→ EXERCISE BRIEF:
Restate the data below word for word. Skip any images it contains.

→ SOURCE MATERIAL:
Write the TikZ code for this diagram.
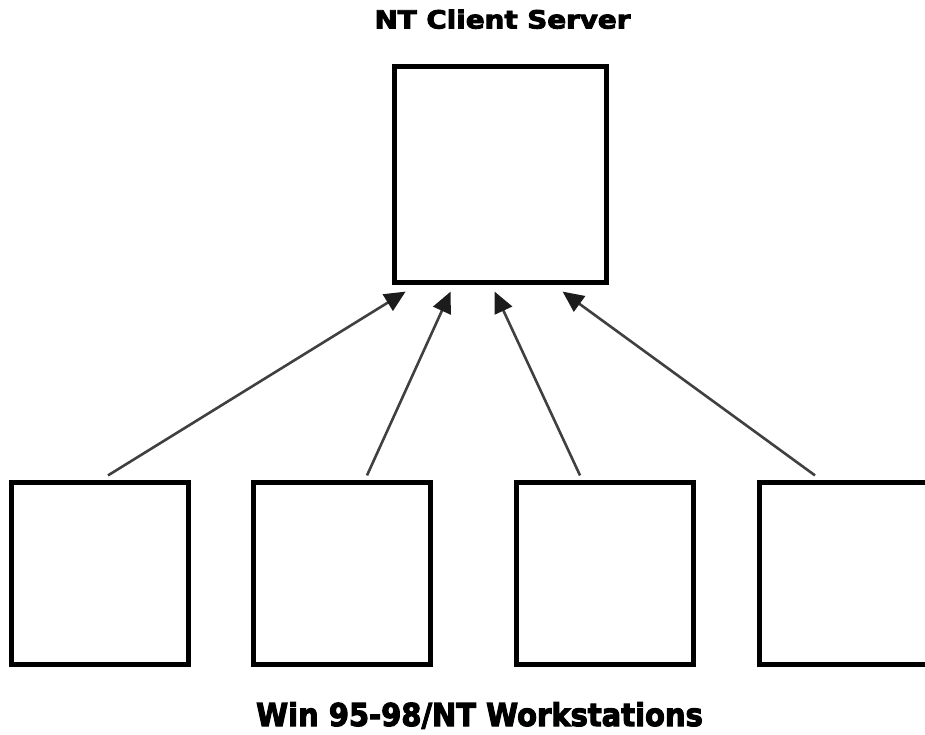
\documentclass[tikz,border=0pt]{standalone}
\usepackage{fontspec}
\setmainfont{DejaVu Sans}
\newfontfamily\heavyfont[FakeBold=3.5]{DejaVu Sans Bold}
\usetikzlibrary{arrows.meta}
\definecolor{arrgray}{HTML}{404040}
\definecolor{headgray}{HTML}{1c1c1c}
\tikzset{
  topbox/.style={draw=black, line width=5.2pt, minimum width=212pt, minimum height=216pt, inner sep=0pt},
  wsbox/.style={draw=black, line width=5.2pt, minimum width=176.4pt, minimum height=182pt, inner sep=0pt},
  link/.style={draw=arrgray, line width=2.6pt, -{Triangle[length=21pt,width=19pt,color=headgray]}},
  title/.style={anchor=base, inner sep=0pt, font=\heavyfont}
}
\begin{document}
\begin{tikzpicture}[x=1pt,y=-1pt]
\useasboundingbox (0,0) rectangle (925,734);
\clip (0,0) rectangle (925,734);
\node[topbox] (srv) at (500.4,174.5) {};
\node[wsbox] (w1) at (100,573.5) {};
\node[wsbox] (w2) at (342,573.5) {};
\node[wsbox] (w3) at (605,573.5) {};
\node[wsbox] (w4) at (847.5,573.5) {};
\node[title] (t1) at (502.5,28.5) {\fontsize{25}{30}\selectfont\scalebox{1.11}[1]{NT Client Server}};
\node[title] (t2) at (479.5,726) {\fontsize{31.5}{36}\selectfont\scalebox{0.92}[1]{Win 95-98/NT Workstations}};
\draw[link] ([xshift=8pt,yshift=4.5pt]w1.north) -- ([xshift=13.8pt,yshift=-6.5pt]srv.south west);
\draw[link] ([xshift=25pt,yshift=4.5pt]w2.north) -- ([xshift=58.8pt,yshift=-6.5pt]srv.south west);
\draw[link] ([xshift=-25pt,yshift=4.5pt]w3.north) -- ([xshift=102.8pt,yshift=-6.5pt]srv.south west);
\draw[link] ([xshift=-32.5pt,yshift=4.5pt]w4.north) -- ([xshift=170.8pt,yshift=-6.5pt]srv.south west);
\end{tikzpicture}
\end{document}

→ IN RESPONSE:
Write the TikZ code for this diagram.
\documentclass[tikz,border=0pt]{standalone}
\usepackage{fontspec}
\setmainfont{DejaVu Sans}
\newfontfamily\heavyfont[FakeBold=3.5]{DejaVu Sans Bold}
\usetikzlibrary{arrows.meta}
\definecolor{arrgray}{HTML}{404040}
\definecolor{headgray}{HTML}{1c1c1c}
\tikzset{
  topbox/.style={draw=black, line width=5.2pt, minimum width=212pt, minimum height=216pt, inner sep=0pt},
  wsbox/.style={draw=black, line width=5.2pt, minimum width=176.4pt, minimum height=182pt, inner sep=0pt},
  link/.style={draw=arrgray, line width=2.6pt, -{Triangle[length=21pt,width=19pt,color=headgray]}},
  title/.style={anchor=base, inner sep=0pt, font=\heavyfont}
}
\begin{document}
\begin{tikzpicture}[x=1pt,y=-1pt]
\useasboundingbox (0,0) rectangle (925,734);
\clip (0,0) rectangle (925,734);
\node[topbox] (srv) at (500.4,174.5) {};
\node[wsbox] (w1) at (100,573.5) {};
\node[wsbox] (w2) at (342,573.5) {};
\node[wsbox] (w3) at (605,573.5) {};
\node[wsbox] (w4) at (847.5,573.5) {};
\node[title] (t1) at (502.5,28.5) {\fontsize{25}{30}\selectfont\scalebox{1.11}[1]{NT Client Server}};
\node[title] (t2) at (479.5,726) {\fontsize{31.5}{36}\selectfont\scalebox{0.92}[1]{Win 95-98/NT Workstations}};
\draw[link] ([xshift=8pt,yshift=4.5pt]w1.north) -- ([xshift=13.8pt,yshift=-6.5pt]srv.south west);
\draw[link] ([xshift=25pt,yshift=4.5pt]w2.north) -- ([xshift=58.8pt,yshift=-6.5pt]srv.south west);
\draw[link] ([xshift=-25pt,yshift=4.5pt]w3.north) -- ([xshift=102.8pt,yshift=-6.5pt]srv.south west);
\draw[link] ([xshift=-32.5pt,yshift=4.5pt]w4.north) -- ([xshift=170.8pt,yshift=-6.5pt]srv.south west);
\end{tikzpicture}
\end{document}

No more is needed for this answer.